Work to do:
Set down the data below from its first line to the line holding "(c) at (1574,899)", inclusive; omit all pictures.
begin
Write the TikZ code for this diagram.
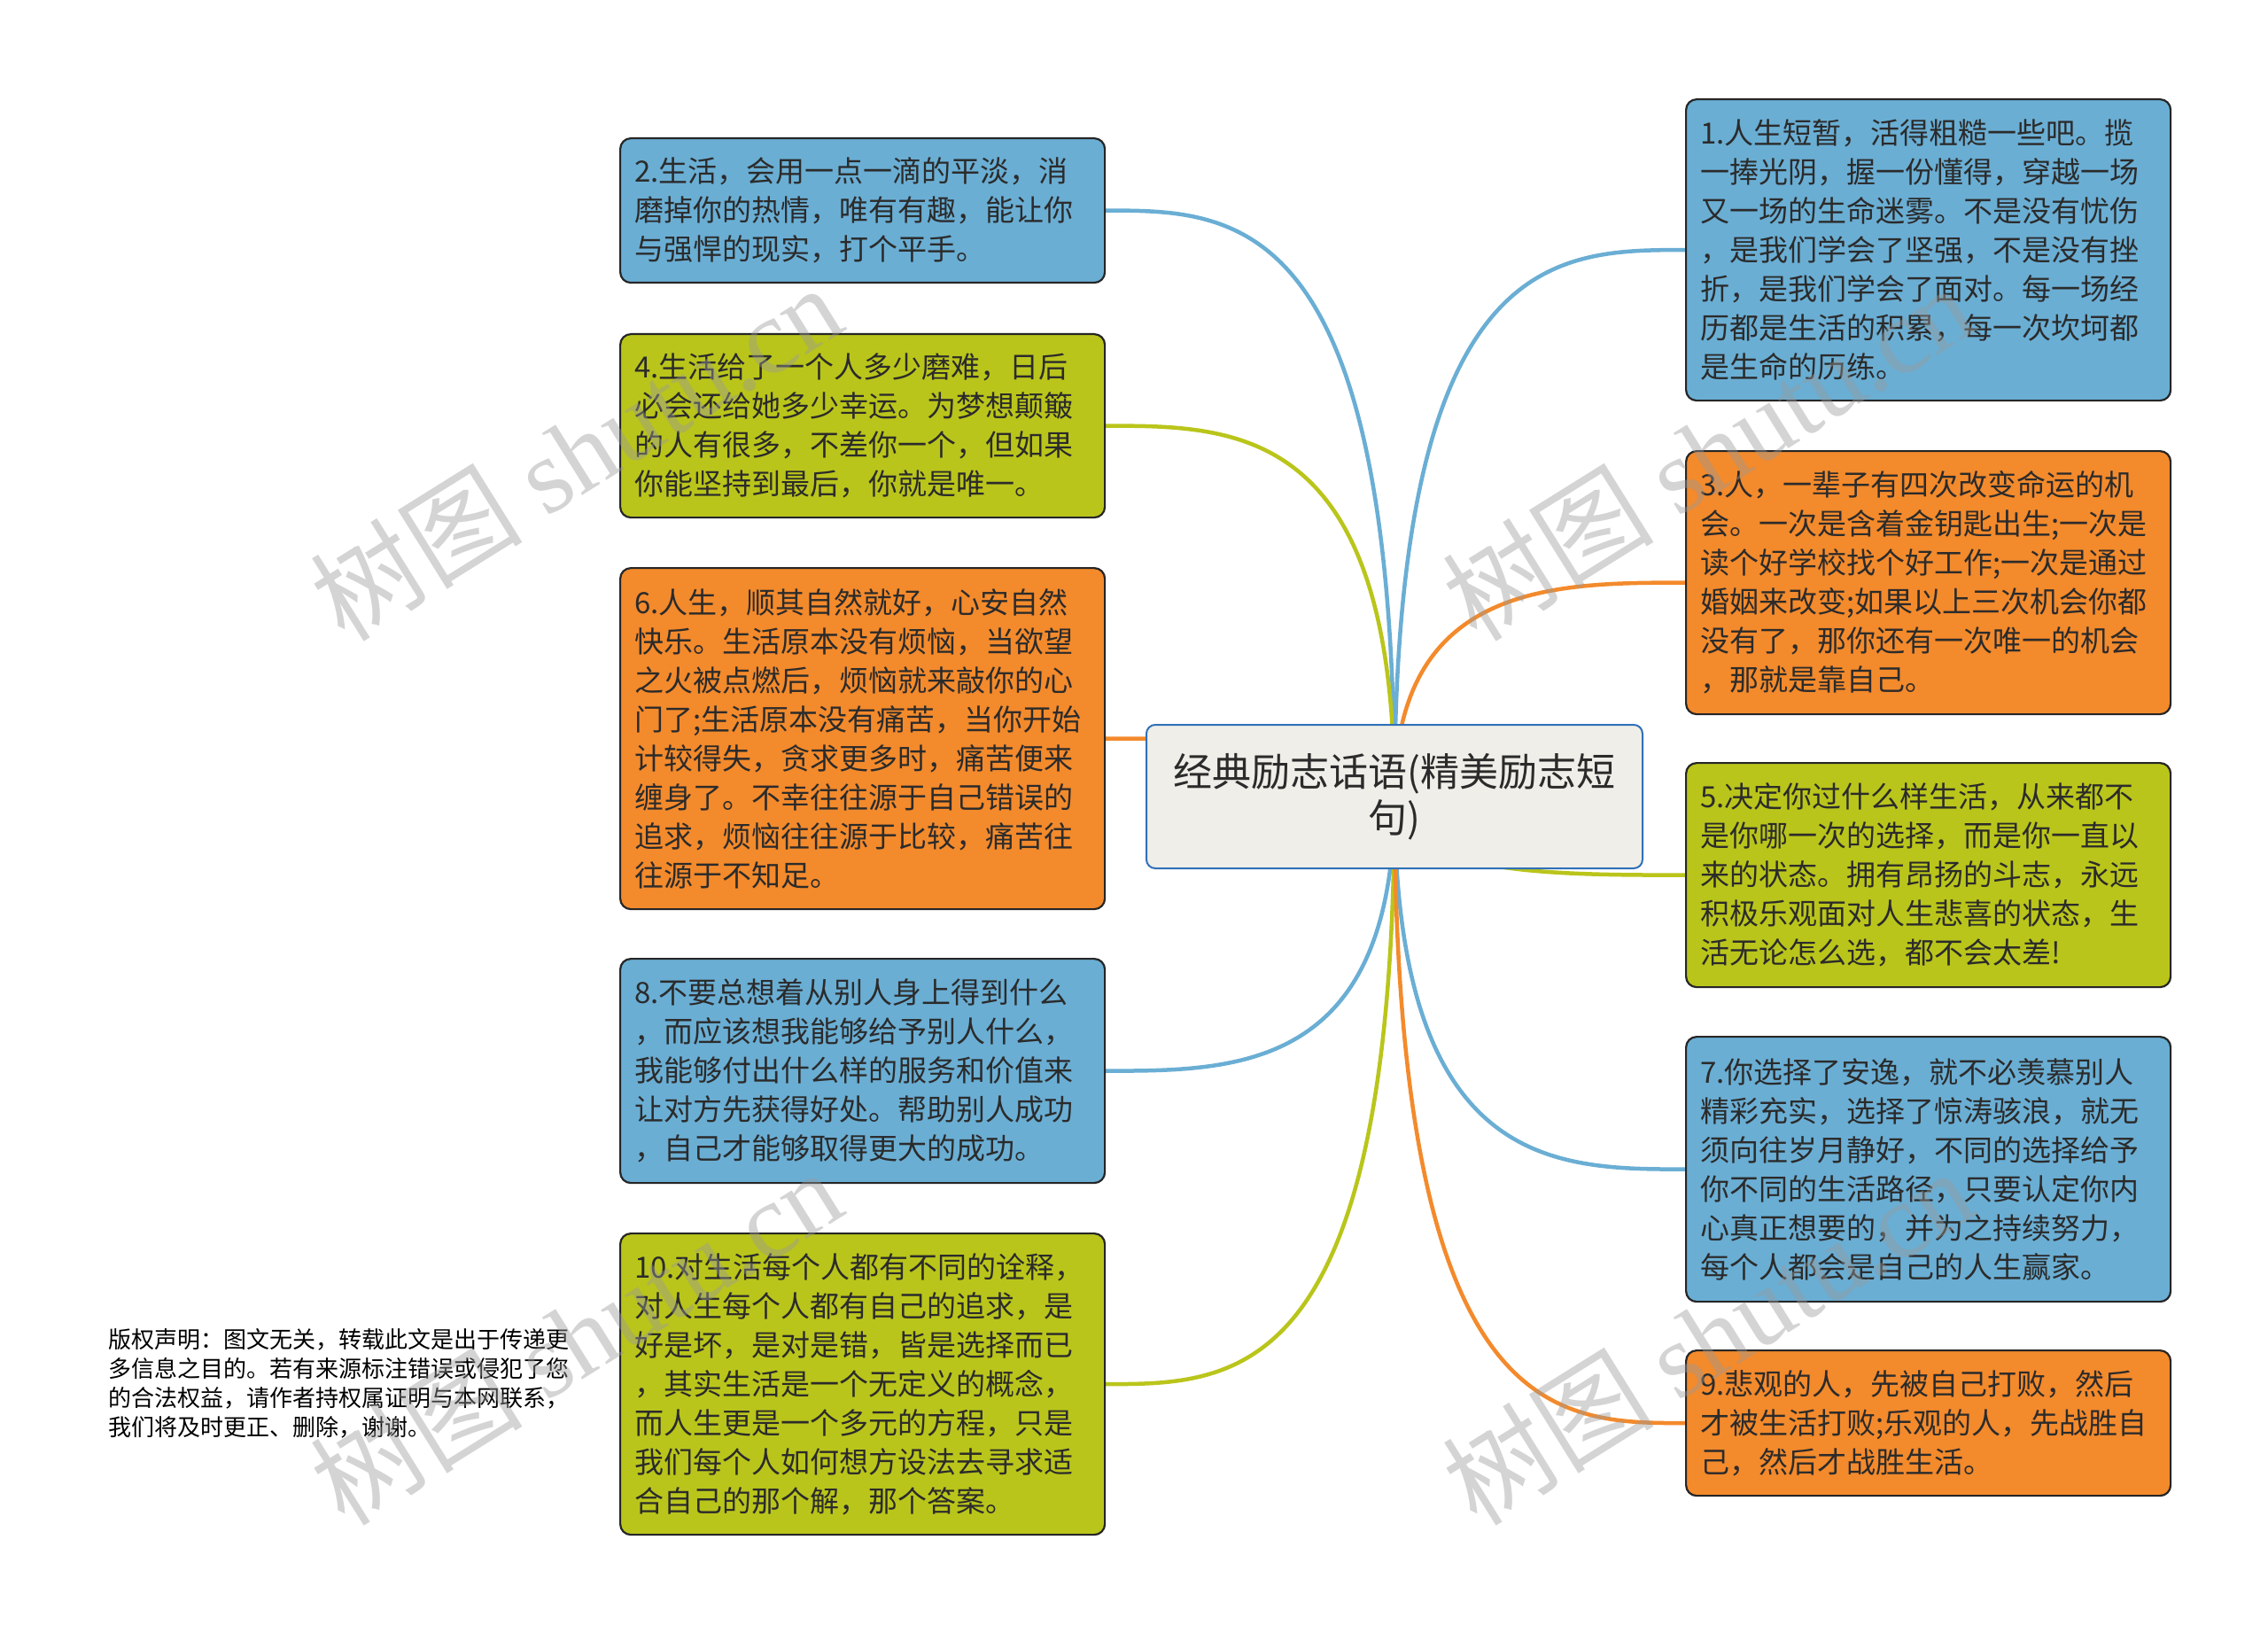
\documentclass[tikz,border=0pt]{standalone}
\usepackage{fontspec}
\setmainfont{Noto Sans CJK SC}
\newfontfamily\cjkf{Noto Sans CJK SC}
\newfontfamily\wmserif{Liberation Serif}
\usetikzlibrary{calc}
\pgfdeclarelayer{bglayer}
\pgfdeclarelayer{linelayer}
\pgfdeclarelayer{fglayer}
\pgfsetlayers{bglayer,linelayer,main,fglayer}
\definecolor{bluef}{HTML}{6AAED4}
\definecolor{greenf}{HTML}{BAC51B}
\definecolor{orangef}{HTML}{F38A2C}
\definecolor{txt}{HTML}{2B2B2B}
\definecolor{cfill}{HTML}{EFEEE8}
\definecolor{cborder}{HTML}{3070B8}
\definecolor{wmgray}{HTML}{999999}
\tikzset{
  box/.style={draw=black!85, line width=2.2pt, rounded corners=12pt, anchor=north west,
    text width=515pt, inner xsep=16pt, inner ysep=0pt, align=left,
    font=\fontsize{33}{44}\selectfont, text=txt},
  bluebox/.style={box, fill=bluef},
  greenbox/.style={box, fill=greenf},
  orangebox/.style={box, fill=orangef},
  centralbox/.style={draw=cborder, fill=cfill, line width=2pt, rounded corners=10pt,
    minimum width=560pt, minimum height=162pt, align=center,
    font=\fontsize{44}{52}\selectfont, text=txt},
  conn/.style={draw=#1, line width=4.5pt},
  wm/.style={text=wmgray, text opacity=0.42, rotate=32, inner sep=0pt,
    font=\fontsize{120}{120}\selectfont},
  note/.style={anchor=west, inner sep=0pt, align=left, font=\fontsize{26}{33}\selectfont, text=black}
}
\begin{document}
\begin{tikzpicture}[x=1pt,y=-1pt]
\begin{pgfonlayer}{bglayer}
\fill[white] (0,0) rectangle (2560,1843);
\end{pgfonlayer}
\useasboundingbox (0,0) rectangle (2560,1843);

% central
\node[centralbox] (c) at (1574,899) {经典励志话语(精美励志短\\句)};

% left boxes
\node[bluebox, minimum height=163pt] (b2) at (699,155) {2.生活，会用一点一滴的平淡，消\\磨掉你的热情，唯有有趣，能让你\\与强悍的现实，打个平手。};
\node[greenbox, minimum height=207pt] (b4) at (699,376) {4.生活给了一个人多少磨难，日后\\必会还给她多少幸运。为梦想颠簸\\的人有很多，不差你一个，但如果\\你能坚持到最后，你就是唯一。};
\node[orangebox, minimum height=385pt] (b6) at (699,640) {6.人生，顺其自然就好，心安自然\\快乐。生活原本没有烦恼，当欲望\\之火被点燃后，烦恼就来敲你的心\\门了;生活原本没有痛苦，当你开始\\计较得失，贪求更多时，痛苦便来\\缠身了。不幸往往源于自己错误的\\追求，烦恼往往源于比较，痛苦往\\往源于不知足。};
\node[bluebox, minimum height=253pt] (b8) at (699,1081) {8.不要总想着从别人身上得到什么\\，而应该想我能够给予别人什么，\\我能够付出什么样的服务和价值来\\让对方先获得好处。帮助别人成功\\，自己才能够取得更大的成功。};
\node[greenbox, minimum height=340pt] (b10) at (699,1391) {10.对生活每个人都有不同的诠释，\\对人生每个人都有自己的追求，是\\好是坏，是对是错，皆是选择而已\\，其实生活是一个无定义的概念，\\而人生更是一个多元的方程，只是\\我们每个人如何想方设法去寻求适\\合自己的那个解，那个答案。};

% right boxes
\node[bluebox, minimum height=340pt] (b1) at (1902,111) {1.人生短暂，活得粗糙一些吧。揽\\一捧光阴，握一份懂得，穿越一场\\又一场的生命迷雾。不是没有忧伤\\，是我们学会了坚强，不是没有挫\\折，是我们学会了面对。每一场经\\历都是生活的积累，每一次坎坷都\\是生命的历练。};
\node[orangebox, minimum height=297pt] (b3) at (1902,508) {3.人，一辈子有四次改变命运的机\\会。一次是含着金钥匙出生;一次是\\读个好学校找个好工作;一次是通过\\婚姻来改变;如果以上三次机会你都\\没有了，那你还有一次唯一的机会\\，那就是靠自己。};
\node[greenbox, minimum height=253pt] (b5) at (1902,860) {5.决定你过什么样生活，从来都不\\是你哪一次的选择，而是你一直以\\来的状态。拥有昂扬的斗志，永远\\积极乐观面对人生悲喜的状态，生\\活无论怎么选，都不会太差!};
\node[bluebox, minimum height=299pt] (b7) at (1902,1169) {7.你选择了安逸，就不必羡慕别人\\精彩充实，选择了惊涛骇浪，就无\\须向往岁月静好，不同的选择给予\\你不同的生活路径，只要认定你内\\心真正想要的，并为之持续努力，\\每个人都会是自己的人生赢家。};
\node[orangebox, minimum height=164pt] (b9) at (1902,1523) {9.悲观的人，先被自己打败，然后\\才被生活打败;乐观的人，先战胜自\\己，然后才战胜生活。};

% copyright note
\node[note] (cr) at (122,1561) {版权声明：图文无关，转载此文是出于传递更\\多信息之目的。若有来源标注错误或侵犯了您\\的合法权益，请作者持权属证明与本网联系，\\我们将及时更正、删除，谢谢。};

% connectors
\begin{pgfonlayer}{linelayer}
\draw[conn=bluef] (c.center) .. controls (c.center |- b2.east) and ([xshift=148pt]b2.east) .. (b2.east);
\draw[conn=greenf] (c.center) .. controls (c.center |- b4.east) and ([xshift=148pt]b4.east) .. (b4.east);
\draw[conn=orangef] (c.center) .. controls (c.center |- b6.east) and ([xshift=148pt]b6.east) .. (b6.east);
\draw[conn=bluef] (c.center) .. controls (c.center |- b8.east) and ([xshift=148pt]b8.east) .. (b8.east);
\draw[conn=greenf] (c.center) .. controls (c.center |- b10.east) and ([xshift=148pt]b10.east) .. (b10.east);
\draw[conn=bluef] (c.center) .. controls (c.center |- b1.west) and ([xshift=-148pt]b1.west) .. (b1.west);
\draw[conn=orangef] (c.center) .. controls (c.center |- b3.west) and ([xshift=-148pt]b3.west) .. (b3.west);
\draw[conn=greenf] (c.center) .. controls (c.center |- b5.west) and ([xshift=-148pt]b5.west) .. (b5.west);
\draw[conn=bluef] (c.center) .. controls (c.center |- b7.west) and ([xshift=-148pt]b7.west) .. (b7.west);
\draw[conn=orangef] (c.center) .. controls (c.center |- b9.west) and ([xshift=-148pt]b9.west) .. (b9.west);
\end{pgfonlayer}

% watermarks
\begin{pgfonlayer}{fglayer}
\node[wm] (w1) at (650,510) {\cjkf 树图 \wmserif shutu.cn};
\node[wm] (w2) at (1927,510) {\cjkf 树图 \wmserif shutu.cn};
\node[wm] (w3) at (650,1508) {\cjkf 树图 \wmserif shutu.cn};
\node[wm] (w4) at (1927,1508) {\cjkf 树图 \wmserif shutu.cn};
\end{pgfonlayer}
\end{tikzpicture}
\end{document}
end
The output:
Write the TikZ code for this diagram.
\documentclass[tikz,border=0pt]{standalone}
\usepackage{fontspec}
\setmainfont{Noto Sans CJK SC}
\newfontfamily\cjkf{Noto Sans CJK SC}
\newfontfamily\wmserif{Liberation Serif}
\usetikzlibrary{calc}
\pgfdeclarelayer{bglayer}
\pgfdeclarelayer{linelayer}
\pgfdeclarelayer{fglayer}
\pgfsetlayers{bglayer,linelayer,main,fglayer}
\definecolor{bluef}{HTML}{6AAED4}
\definecolor{greenf}{HTML}{BAC51B}
\definecolor{orangef}{HTML}{F38A2C}
\definecolor{txt}{HTML}{2B2B2B}
\definecolor{cfill}{HTML}{EFEEE8}
\definecolor{cborder}{HTML}{3070B8}
\definecolor{wmgray}{HTML}{999999}
\tikzset{
  box/.style={draw=black!85, line width=2.2pt, rounded corners=12pt, anchor=north west,
    text width=515pt, inner xsep=16pt, inner ysep=0pt, align=left,
    font=\fontsize{33}{44}\selectfont, text=txt},
  bluebox/.style={box, fill=bluef},
  greenbox/.style={box, fill=greenf},
  orangebox/.style={box, fill=orangef},
  centralbox/.style={draw=cborder, fill=cfill, line width=2pt, rounded corners=10pt,
    minimum width=560pt, minimum height=162pt, align=center,
    font=\fontsize{44}{52}\selectfont, text=txt},
  conn/.style={draw=#1, line width=4.5pt},
  wm/.style={text=wmgray, text opacity=0.42, rotate=32, inner sep=0pt,
    font=\fontsize{120}{120}\selectfont},
  note/.style={anchor=west, inner sep=0pt, align=left, font=\fontsize{26}{33}\selectfont, text=black}
}
\begin{document}
\begin{tikzpicture}[x=1pt,y=-1pt]
\begin{pgfonlayer}{bglayer}
\fill[white] (0,0) rectangle (2560,1843);
\end{pgfonlayer}
\useasboundingbox (0,0) rectangle (2560,1843);

% central
\node[centralbox] (c) at (1574,899) {经典励志话语(精美励志短\\句)};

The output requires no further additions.